:: Objective ::
Return all entries word for word, but drop any images.

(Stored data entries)
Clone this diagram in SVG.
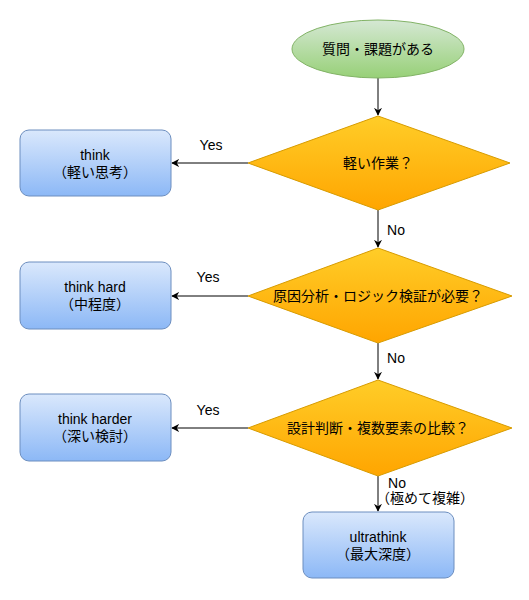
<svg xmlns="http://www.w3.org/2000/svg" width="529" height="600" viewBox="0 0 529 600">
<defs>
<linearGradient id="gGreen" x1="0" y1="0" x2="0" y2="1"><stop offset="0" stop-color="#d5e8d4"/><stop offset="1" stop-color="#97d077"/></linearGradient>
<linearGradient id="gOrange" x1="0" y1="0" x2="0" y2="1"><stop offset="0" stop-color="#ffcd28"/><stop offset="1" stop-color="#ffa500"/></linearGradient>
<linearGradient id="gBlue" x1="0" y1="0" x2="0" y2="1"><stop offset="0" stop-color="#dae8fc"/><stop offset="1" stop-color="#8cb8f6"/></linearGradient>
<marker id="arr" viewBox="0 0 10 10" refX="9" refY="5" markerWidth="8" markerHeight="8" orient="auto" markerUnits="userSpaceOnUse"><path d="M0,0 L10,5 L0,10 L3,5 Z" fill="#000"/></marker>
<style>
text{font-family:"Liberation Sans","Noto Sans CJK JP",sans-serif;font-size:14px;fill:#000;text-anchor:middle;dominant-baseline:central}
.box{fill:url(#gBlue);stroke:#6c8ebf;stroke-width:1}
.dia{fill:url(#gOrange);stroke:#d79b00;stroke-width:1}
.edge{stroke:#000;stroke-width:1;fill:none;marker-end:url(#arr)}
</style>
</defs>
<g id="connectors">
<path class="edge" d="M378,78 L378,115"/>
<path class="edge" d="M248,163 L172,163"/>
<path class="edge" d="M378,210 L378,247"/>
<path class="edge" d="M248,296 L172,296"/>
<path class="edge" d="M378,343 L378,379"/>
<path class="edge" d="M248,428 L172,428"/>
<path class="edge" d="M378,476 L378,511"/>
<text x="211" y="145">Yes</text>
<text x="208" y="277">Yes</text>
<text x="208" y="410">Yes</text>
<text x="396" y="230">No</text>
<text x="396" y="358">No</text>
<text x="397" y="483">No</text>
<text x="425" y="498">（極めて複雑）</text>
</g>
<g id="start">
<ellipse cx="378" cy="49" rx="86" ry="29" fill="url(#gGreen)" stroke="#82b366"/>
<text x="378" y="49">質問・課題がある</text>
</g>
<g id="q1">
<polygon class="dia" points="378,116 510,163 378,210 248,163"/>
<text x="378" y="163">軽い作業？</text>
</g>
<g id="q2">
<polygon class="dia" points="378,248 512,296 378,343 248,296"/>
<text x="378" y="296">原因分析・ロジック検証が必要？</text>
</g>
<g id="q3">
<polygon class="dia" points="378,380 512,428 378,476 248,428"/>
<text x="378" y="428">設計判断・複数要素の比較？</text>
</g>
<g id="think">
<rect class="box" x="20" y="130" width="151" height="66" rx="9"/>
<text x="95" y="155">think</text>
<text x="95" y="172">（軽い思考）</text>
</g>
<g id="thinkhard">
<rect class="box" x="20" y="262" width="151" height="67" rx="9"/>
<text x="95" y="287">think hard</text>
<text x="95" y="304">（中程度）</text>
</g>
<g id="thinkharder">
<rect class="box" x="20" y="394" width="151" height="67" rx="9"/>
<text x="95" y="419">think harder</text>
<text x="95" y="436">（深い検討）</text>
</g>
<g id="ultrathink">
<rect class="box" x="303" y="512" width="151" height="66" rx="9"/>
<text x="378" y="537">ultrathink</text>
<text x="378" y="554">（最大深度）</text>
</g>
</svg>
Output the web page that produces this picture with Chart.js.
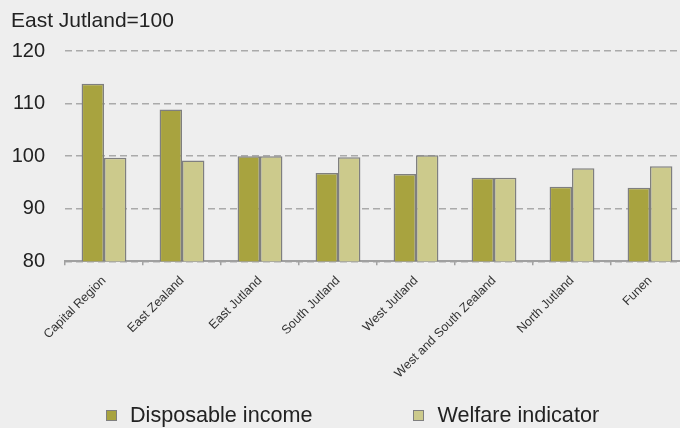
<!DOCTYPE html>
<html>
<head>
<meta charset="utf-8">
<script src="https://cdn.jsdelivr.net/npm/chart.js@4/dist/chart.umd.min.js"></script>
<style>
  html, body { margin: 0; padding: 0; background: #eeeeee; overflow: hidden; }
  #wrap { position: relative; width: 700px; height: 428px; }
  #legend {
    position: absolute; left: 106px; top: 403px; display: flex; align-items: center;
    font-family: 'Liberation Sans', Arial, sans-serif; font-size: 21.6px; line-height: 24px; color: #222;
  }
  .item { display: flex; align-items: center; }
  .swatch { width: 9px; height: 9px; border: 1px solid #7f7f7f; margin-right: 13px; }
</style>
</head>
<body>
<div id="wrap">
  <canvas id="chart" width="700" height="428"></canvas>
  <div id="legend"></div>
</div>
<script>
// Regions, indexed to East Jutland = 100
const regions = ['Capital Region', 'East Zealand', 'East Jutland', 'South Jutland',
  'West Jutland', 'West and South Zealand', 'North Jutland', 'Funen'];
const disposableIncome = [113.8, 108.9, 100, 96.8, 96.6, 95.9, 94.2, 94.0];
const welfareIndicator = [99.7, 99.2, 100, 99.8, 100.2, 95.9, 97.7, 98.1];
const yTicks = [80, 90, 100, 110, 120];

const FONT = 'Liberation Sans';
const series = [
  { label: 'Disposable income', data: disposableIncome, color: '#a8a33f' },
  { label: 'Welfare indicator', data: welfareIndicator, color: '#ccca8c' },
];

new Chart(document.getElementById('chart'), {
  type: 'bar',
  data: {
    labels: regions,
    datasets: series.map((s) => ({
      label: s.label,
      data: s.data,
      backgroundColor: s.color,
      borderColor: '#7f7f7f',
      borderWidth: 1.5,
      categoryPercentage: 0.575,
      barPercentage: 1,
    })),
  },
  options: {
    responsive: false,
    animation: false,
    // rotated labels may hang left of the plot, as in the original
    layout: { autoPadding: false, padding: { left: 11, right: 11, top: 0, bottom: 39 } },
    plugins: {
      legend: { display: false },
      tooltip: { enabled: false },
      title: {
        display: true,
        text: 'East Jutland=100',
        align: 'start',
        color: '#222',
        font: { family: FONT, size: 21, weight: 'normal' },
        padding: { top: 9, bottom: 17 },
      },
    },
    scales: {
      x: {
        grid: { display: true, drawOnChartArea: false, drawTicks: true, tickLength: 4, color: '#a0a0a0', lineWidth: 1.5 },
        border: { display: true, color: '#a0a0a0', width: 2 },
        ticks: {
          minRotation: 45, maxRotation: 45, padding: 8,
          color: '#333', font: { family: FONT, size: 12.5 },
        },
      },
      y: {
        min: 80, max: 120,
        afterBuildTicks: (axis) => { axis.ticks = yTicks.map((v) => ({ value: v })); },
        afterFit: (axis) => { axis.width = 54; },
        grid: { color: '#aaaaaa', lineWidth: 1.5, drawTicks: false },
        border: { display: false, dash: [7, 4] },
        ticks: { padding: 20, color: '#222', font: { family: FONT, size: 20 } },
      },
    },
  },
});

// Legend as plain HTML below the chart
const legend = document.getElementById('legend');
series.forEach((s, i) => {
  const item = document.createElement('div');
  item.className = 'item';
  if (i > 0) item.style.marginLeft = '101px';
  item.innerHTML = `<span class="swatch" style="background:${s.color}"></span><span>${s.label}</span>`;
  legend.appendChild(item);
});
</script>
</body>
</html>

:: Correct result ::
Clone this diagram in SVG.
<svg xmlns="http://www.w3.org/2000/svg" width="529" height="600" viewBox="0 0 529 600">
<defs>
<linearGradient id="gGreen" x1="0" y1="0" x2="0" y2="1"><stop offset="0" stop-color="#d5e8d4"/><stop offset="1" stop-color="#97d077"/></linearGradient>
<linearGradient id="gOrange" x1="0" y1="0" x2="0" y2="1"><stop offset="0" stop-color="#ffcd28"/><stop offset="1" stop-color="#ffa500"/></linearGradient>
<linearGradient id="gBlue" x1="0" y1="0" x2="0" y2="1"><stop offset="0" stop-color="#dae8fc"/><stop offset="1" stop-color="#8cb8f6"/></linearGradient>
<marker id="arr" viewBox="0 0 10 10" refX="9" refY="5" markerWidth="8" markerHeight="8" orient="auto" markerUnits="userSpaceOnUse"><path d="M0,0 L10,5 L0,10 L3,5 Z" fill="#000"/></marker>
<style>
text{font-family:"Liberation Sans","Noto Sans CJK JP",sans-serif;font-size:14px;fill:#000;text-anchor:middle;dominant-baseline:central}
.box{fill:url(#gBlue);stroke:#6c8ebf;stroke-width:1}
.dia{fill:url(#gOrange);stroke:#d79b00;stroke-width:1}
.edge{stroke:#000;stroke-width:1;fill:none;marker-end:url(#arr)}
</style>
</defs>
<g id="connectors">
<path class="edge" d="M378,78 L378,115"/>
<path class="edge" d="M248,163 L172,163"/>
<path class="edge" d="M378,210 L378,247"/>
<path class="edge" d="M248,296 L172,296"/>
<path class="edge" d="M378,343 L378,379"/>
<path class="edge" d="M248,428 L172,428"/>
<path class="edge" d="M378,476 L378,511"/>
<text x="211" y="145">Yes</text>
<text x="208" y="277">Yes</text>
<text x="208" y="410">Yes</text>
<text x="396" y="230">No</text>
<text x="396" y="358">No</text>
<text x="397" y="483">No</text>
<text x="425" y="498">（極めて複雑）</text>
</g>
<g id="start">
<ellipse cx="378" cy="49" rx="86" ry="29" fill="url(#gGreen)" stroke="#82b366"/>
<text x="378" y="49">質問・課題がある</text>
</g>
<g id="q1">
<polygon class="dia" points="378,116 510,163 378,210 248,163"/>
<text x="378" y="163">軽い作業？</text>
</g>
<g id="q2">
<polygon class="dia" points="378,248 512,296 378,343 248,296"/>
<text x="378" y="296">原因分析・ロジック検証が必要？</text>
</g>
<g id="q3">
<polygon class="dia" points="378,380 512,428 378,476 248,428"/>
<text x="378" y="428">設計判断・複数要素の比較？</text>
</g>
<g id="think">
<rect class="box" x="20" y="130" width="151" height="66" rx="9"/>
<text x="95" y="155">think</text>
<text x="95" y="172">（軽い思考）</text>
</g>
<g id="thinkhard">
<rect class="box" x="20" y="262" width="151" height="67" rx="9"/>
<text x="95" y="287">think hard</text>
<text x="95" y="304">（中程度）</text>
</g>
<g id="thinkharder">
<rect class="box" x="20" y="394" width="151" height="67" rx="9"/>
<text x="95" y="419">think harder</text>
<text x="95" y="436">（深い検討）</text>
</g>
<g id="ultrathink">
<rect class="box" x="303" y="512" width="151" height="66" rx="9"/>
<text x="378" y="537">ultrathink</text>
<text x="378" y="554">（最大深度）</text>
</g>
</svg>
Output the web page that produces this picture with Chart.js.
<!DOCTYPE html>
<html>
<head>
<meta charset="utf-8">
<script src="https://cdn.jsdelivr.net/npm/chart.js@4/dist/chart.umd.min.js"></script>
<style>
  html, body { margin: 0; padding: 0; background: #eeeeee; overflow: hidden; }
  #wrap { position: relative; width: 700px; height: 428px; }
  #legend {
    position: absolute; left: 106px; top: 403px; display: flex; align-items: center;
    font-family: 'Liberation Sans', Arial, sans-serif; font-size: 21.6px; line-height: 24px; color: #222;
  }
  .item { display: flex; align-items: center; }
  .swatch { width: 9px; height: 9px; border: 1px solid #7f7f7f; margin-right: 13px; }
</style>
</head>
<body>
<div id="wrap">
  <canvas id="chart" width="700" height="428"></canvas>
  <div id="legend"></div>
</div>
<script>
// Regions, indexed to East Jutland = 100
const regions = ['Capital Region', 'East Zealand', 'East Jutland', 'South Jutland',
  'West Jutland', 'West and South Zealand', 'North Jutland', 'Funen'];
const disposableIncome = [113.8, 108.9, 100, 96.8, 96.6, 95.9, 94.2, 94.0];
const welfareIndicator = [99.7, 99.2, 100, 99.8, 100.2, 95.9, 97.7, 98.1];
const yTicks = [80, 90, 100, 110, 120];

const FONT = 'Liberation Sans';
const series = [
  { label: 'Disposable income', data: disposableIncome, color: '#a8a33f' },
  { label: 'Welfare indicator', data: welfareIndicator, color: '#ccca8c' },
];

new Chart(document.getElementById('chart'), {
  type: 'bar',
  data: {
    labels: regions,
    datasets: series.map((s) => ({
      label: s.label,
      data: s.data,
      backgroundColor: s.color,
      borderColor: '#7f7f7f',
      borderWidth: 1.5,
      categoryPercentage: 0.575,
      barPercentage: 1,
    })),
  },
  options: {
    responsive: false,
    animation: false,
    // rotated labels may hang left of the plot, as in the original
    layout: { autoPadding: false, padding: { left: 11, right: 11, top: 0, bottom: 39 } },
    plugins: {
      legend: { display: false },
      tooltip: { enabled: false },
      title: {
        display: true,
        text: 'East Jutland=100',
        align: 'start',
        color: '#222',
        font: { family: FONT, size: 21, weight: 'normal' },
        padding: { top: 9, bottom: 17 },
      },
    },
    scales: {
      x: {
        grid: { display: true, drawOnChartArea: false, drawTicks: true, tickLength: 4, color: '#a0a0a0', lineWidth: 1.5 },
        border: { display: true, color: '#a0a0a0', width: 2 },
        ticks: {
          minRotation: 45, maxRotation: 45, padding: 8,
          color: '#333', font: { family: FONT, size: 12.5 },
        },
      },
      y: {
        min: 80, max: 120,
        afterBuildTicks: (axis) => { axis.ticks = yTicks.map((v) => ({ value: v })); },
        afterFit: (axis) => { axis.width = 54; },
        grid: { color: '#aaaaaa', lineWidth: 1.5, drawTicks: false },
        border: { display: false, dash: [7, 4] },
        ticks: { padding: 20, color: '#222', font: { family: FONT, size: 20 } },
      },
    },
  },
});

// Legend as plain HTML below the chart
const legend = document.getElementById('legend');
series.forEach((s, i) => {
  const item = document.createElement('div');
  item.className = 'item';
  if (i > 0) item.style.marginLeft = '101px';
  item.innerHTML = `<span class="swatch" style="background:${s.color}"></span><span>${s.label}</span>`;
  legend.appendChild(item);
});
</script>
</body>
</html>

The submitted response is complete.